I don’t want to be hit by a bullet or bus,
or slip peacefully away in the night.
I’d rather be surrounded by friends
and loved ones when it happens,
to cheer my achievements, clap
or commiserate, forgive, make amends.
I want to go gentle into that good night,
not greeted by the kiss of death
but the releasing caress of life laid on mine:
the inquisitive lips of the child I never had;
the intoxicating tongue of unsavoured wine;
the familiar touch of a lover;
palliative hands of a nurse.
I don’t want a frog to wake me into death, or God,
a pope or a judge, a prince, a priest or worse –
I’ll leave all that shit to the living
to haply remember or haply forget.
When it comes, I want to embrace death
as the cherishing earth takes me since that –
and these lines from time to time –
is all that I have, all that I leave
and, in dying, all that I’m giving.

 

As a post-script to this long story, I will post one of the Cautionary Tales that didn’t make it into the final selection for my art-book, Charlotte & The Charlatan.  As Charlotte told the Charlatan: “To your own self be true, and be true to yourself.” For some, however, Truth is a puke-able Feast.
 
 
 

from Charlotte & The Charlatan

              – and other cautionary tales

 
 
Percy the Prowler
 
            “For she was wild and young, and he was old,
              And deemed himself as like to be a cuckold.”
                                                                      The Miller’s Tale, Chaucer.
 
‘He’s on the prowl again,’ the People said.
            Although they gave him all the facts he needed, this information went unheeded by Colin the Constable who, more a paragon of vice than virtue, said that Percy’s behaviour was “not very nice.”
            ‘While he may be causing alarm to some,’ the copper corruptly suggested, ‘there’s no harm done.’
            The People disagreed. ‘Percy has made it his personal aim to maim any woman or man he considers a threat.’
            The Constable said ‘If a person bears a grudge, it’s best not to grudge the bear.’ Percy was more of a bungling bear than a ravenous lion.
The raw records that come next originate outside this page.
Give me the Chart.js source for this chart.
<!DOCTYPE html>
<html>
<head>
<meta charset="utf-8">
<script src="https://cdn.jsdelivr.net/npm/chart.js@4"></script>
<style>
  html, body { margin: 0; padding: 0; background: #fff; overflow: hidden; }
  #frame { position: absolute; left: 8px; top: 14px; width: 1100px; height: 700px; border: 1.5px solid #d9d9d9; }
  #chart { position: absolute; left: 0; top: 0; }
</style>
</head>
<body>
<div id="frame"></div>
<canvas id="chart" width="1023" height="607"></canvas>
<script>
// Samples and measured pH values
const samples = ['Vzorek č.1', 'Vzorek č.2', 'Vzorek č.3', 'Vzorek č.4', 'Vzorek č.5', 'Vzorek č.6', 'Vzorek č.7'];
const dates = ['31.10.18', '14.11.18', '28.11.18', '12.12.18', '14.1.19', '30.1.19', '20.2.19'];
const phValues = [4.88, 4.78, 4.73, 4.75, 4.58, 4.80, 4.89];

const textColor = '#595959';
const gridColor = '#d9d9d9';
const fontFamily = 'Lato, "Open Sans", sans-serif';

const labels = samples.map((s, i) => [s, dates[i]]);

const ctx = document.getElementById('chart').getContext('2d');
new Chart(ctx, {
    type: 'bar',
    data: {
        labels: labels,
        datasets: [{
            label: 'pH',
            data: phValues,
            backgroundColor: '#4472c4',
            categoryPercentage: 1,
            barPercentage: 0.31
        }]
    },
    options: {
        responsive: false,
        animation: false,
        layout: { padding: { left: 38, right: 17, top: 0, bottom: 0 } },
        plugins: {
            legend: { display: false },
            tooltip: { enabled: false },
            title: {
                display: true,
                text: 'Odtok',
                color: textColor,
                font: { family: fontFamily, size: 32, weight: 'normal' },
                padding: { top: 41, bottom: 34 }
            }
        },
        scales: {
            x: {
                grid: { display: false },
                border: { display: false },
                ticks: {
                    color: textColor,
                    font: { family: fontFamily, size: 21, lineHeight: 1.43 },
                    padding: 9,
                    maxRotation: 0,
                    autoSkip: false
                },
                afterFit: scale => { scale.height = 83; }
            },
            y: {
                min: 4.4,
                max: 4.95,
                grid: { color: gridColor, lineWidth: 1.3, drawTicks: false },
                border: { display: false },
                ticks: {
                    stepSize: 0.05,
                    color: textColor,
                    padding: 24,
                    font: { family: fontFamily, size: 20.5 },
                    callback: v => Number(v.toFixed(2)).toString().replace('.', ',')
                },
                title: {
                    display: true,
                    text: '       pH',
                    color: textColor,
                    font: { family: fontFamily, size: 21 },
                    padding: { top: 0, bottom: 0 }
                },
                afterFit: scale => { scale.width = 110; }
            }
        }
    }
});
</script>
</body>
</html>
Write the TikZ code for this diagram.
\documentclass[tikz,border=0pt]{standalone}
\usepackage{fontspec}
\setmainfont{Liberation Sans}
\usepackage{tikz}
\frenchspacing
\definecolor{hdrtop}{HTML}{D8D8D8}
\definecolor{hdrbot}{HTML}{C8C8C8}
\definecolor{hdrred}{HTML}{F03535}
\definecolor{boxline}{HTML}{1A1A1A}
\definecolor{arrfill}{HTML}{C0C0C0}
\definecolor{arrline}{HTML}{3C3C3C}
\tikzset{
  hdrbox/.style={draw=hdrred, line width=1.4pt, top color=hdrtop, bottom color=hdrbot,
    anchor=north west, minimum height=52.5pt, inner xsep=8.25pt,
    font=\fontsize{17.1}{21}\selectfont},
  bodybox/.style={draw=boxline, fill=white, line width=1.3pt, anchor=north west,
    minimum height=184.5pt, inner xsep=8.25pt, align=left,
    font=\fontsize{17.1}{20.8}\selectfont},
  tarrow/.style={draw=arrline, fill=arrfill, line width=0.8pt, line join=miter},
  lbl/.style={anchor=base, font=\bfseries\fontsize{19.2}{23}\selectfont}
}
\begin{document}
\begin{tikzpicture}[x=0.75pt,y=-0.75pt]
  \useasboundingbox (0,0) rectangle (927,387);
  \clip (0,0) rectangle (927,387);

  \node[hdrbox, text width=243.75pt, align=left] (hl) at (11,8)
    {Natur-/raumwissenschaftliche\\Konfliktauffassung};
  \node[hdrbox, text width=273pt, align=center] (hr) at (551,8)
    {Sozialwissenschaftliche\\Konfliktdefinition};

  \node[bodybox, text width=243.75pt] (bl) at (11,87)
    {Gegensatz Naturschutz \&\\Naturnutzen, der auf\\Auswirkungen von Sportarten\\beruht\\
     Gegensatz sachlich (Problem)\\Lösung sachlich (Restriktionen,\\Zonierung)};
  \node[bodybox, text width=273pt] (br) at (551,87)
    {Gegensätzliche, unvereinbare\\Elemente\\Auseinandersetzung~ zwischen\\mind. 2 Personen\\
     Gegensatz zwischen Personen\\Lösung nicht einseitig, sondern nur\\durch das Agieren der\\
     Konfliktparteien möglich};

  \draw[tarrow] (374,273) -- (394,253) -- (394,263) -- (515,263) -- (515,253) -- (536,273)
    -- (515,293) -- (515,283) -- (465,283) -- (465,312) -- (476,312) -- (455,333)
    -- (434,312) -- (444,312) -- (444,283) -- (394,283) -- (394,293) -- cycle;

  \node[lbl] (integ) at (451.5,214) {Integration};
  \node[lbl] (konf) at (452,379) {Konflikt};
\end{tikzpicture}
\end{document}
While he considered himself a stealthy hunter, the People thought him a cunt, a cretin, a fool – and a cuckold to boot. ‘You can’t shoot a man when all he does is prowl,’ said the constable.
            ‘Even if his behaviour’s foul?’ said the People, ‘not to mention the manner of his intention.’ Everyone knew that Percy’d had wool pulled over his eyes regarding family issues. Although it would’ve been wise for him to use discretion, keep stumm, not talk to anyone, instead he chose to stalk with aggression and target those who might expose complicity with his domestic perfidy.
            By posing as a poet (though if you read his rhymes you wouldn’t know it) Percy posted lines expressing hate of perverts, pests, and any poets who met with his distaste.
            ‘His behaviour is disgusting,’ said the People, at a loss to know why P.C. Colin didn’t give a toss. ‘We can’t allow someone to prowl upon people who’ve done this man no wrong.’ United, if not universal, in their quest to put Predatory Percival to rest, the People decided he was simply a pest.
            Their first aim: to assess whom Percy felt needed protected, and from what. A committee was formed, a leader elected. It was quickly agreed his rhymes had bugger-all to do with verse; the lines were utter doggerel or worse, whose only slant was against other poets. It was apparent they had the greater talent.
            ‘He wouldn’t know a half-rhyme, metaphor, or sympathetic fallacy,’ the Chair concluded. ‘His words are governed by his own pathetic jealousy. The only thing the People need protected from is this man’s vitriolic pronouncements which are far from poetic.’
            There was a saying in Charlotteville that “your lies and misdeeds, your foibles and fears and worst nightmares remain if you try to be something you’re not.” While it was clear he wasn’t a poet, Percy wasn’t a lion, or bear, or hunter either. This masquerade was a front; a disguise to evade the Truth that all the People knew, and had known all along. Percy had been cruelly strung along.
            He cloaked himself in denial, thinking his young wife angelic. She was in fact demonic, adorned with claws and tail and horns. Poor Percy the Prowler, returning from his pyrrhic battle, ignoring the Cuckoo’s prattle, failed to spot he also wore a mocking set of horns.